# Start of LISTED ENTRIES

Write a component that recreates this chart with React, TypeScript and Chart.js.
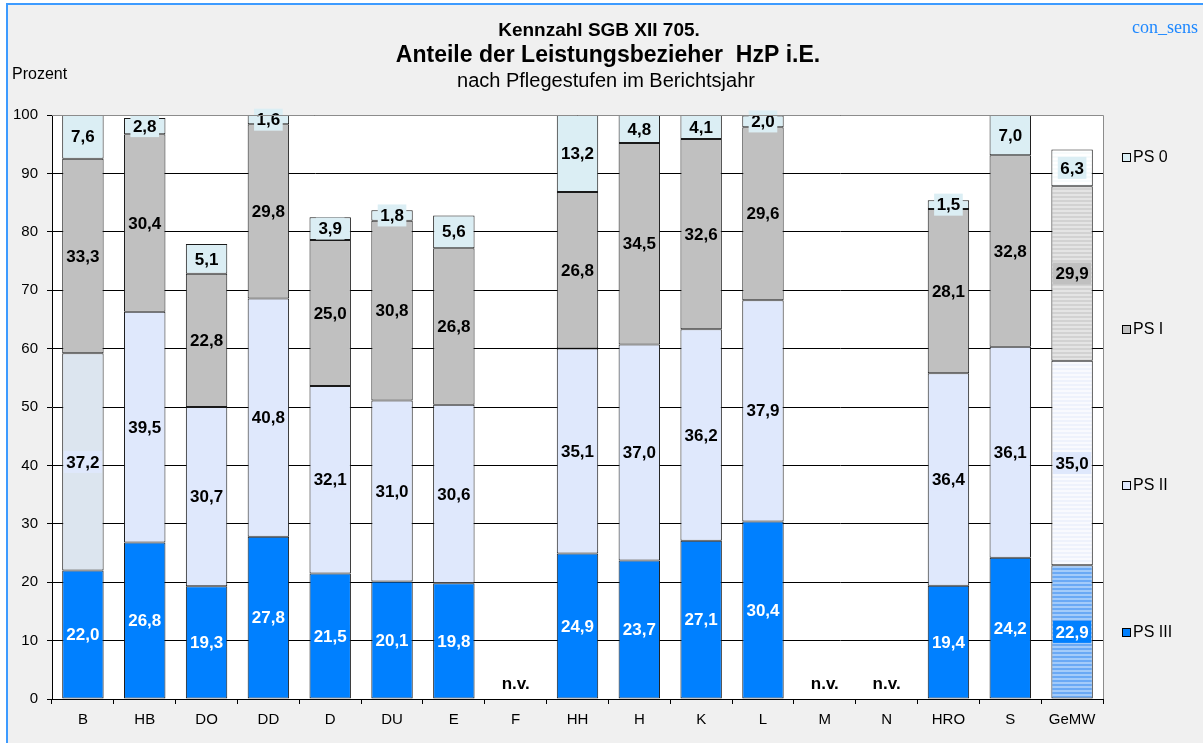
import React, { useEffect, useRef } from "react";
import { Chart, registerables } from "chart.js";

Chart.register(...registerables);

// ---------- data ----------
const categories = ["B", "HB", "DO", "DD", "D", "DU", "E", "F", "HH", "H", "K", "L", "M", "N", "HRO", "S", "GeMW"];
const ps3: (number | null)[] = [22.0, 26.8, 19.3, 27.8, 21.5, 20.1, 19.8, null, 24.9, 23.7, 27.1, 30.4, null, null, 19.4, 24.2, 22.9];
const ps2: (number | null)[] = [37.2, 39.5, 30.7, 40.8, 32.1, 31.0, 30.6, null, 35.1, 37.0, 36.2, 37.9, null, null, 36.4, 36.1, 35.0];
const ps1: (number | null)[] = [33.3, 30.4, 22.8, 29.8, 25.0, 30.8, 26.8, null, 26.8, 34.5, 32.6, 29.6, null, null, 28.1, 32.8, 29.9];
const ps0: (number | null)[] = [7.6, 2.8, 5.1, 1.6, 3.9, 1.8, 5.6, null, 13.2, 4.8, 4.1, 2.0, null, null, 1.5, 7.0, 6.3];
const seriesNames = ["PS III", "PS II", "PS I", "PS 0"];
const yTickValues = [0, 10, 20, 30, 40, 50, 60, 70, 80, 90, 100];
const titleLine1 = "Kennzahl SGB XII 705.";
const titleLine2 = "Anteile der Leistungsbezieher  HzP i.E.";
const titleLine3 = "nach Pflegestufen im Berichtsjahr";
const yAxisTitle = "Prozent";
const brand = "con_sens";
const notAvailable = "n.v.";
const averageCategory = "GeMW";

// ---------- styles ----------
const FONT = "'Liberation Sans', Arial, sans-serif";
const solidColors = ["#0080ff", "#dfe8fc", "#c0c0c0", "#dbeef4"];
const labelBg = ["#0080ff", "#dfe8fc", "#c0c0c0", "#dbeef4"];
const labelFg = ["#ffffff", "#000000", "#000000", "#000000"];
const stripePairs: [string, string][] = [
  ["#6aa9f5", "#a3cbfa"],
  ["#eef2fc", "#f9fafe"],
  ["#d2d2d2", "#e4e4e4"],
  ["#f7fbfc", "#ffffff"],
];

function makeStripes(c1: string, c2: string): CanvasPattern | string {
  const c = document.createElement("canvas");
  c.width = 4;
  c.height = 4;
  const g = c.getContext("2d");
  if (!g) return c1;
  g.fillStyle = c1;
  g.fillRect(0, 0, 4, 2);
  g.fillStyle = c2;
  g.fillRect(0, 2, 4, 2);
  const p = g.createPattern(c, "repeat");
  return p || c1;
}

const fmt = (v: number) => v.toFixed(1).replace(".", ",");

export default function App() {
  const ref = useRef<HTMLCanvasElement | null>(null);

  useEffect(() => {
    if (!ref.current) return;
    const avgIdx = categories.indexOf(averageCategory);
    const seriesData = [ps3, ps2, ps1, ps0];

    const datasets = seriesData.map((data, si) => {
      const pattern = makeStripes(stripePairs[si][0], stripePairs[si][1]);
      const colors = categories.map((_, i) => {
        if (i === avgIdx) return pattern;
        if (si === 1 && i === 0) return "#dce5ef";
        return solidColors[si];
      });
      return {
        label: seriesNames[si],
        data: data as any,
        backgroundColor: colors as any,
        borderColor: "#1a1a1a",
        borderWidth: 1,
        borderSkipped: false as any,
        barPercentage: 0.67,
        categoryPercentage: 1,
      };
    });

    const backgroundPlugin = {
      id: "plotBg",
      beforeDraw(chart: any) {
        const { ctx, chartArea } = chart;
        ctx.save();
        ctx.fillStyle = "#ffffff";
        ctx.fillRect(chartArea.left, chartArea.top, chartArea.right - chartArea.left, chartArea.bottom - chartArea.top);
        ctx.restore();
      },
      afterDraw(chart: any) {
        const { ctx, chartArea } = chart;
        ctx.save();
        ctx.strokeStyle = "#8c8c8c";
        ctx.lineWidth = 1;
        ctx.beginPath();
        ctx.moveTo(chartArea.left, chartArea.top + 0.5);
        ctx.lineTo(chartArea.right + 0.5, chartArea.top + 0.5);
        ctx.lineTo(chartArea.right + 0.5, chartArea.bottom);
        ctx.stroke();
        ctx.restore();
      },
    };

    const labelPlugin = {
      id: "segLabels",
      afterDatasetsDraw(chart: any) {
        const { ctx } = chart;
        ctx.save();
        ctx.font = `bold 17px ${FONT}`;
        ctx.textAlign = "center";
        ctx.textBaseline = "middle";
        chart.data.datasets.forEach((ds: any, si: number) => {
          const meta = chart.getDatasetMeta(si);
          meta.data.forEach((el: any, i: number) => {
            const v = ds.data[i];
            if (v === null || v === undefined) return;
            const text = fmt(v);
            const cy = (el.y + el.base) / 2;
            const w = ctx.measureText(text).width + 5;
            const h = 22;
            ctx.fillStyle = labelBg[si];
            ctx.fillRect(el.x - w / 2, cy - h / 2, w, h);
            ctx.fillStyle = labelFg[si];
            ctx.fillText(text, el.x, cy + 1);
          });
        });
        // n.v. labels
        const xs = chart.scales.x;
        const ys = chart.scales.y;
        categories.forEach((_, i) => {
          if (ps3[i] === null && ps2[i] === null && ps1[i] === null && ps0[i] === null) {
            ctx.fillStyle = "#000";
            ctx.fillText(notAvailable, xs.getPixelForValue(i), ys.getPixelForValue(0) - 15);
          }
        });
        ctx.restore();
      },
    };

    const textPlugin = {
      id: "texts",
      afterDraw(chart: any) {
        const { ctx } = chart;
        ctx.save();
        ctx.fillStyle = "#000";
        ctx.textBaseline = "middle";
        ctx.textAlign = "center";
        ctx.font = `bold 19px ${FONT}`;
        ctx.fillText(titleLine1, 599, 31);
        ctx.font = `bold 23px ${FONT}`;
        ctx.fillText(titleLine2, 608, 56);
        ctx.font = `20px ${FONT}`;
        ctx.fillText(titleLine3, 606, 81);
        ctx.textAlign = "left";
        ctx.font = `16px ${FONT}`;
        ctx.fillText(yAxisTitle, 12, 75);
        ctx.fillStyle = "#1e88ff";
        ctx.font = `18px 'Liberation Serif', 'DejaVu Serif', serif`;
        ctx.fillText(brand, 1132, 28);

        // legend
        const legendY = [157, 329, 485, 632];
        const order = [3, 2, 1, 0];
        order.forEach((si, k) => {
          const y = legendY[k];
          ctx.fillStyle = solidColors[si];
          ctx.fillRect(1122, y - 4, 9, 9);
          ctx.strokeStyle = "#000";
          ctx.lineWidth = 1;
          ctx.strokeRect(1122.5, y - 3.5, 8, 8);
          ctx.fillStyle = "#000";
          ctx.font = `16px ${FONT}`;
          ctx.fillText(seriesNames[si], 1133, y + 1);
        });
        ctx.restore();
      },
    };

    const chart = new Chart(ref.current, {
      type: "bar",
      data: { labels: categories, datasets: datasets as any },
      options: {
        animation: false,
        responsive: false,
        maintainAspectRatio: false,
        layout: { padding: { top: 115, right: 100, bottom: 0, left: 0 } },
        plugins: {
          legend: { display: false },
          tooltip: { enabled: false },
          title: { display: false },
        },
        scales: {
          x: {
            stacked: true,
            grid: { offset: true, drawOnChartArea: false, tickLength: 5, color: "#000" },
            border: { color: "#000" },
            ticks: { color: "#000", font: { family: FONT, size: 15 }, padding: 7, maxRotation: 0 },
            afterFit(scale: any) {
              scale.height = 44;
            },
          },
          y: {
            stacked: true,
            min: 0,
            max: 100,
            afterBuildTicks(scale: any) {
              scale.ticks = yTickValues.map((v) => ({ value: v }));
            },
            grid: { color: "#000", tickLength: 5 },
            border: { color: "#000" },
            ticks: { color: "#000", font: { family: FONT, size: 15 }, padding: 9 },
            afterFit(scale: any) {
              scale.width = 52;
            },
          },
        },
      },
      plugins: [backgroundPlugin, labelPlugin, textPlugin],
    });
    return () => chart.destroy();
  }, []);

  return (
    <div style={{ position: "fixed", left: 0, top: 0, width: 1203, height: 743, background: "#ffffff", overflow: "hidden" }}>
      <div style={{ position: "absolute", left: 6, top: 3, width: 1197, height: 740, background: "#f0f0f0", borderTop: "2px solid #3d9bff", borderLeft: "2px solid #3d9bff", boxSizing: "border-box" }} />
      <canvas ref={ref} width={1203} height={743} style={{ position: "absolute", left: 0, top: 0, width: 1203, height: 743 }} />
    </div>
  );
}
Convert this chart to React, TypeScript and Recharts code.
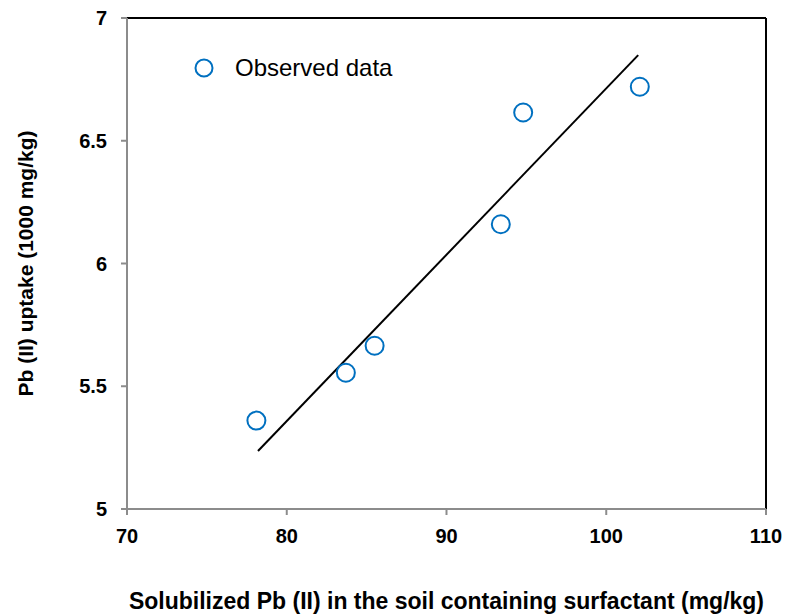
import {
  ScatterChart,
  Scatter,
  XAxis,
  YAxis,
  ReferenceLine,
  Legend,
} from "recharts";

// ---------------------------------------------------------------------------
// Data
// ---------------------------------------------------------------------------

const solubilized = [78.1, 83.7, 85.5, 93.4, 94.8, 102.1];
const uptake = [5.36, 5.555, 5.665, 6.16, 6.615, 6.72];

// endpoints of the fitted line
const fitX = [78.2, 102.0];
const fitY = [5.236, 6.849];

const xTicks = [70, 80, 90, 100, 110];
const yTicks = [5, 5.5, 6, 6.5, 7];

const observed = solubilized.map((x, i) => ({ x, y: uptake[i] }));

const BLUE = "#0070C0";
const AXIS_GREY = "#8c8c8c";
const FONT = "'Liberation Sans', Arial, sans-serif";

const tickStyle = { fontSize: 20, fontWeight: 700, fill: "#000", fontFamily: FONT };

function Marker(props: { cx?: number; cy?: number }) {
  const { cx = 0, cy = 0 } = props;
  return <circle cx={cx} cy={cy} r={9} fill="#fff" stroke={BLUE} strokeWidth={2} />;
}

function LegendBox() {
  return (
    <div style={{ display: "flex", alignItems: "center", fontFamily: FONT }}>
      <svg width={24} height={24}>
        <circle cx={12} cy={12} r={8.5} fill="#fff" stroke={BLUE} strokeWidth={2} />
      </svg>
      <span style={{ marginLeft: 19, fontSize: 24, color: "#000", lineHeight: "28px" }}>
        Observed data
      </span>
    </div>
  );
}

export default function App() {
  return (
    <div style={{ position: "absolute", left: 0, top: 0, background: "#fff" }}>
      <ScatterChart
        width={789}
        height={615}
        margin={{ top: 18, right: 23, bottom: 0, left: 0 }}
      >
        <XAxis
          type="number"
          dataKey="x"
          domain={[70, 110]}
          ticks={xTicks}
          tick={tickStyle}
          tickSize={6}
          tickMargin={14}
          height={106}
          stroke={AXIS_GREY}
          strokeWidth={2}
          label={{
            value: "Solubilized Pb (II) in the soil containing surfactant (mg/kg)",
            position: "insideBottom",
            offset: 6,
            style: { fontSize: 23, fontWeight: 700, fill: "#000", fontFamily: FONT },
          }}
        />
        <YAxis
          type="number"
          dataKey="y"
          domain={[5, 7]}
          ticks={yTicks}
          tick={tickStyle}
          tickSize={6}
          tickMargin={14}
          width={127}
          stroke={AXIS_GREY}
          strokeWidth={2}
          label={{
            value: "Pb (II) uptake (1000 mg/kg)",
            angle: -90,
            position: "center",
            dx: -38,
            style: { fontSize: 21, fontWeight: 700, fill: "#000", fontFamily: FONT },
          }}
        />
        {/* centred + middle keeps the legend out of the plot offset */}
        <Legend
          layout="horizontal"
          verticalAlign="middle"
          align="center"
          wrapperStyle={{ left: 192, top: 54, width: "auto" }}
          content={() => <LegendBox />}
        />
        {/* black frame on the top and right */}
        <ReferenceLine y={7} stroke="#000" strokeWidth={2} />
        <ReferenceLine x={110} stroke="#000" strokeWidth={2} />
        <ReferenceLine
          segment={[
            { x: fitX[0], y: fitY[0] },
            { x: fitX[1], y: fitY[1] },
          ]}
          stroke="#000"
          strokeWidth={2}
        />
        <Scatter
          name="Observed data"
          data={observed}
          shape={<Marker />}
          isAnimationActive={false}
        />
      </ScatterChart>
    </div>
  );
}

# End of LISTED ENTRIES

— PROBLEM TO WORK ON —
Repeat the listing above from its first line through the line that contains "Chart.register(...registerables);", both included, and nothing more. Drop the pictures.

— THE REPLY —
Write a component that recreates this chart with React, TypeScript and Chart.js.
import React, { useEffect, useRef } from "react";
import { Chart, registerables } from "chart.js";

Chart.register(...registerables);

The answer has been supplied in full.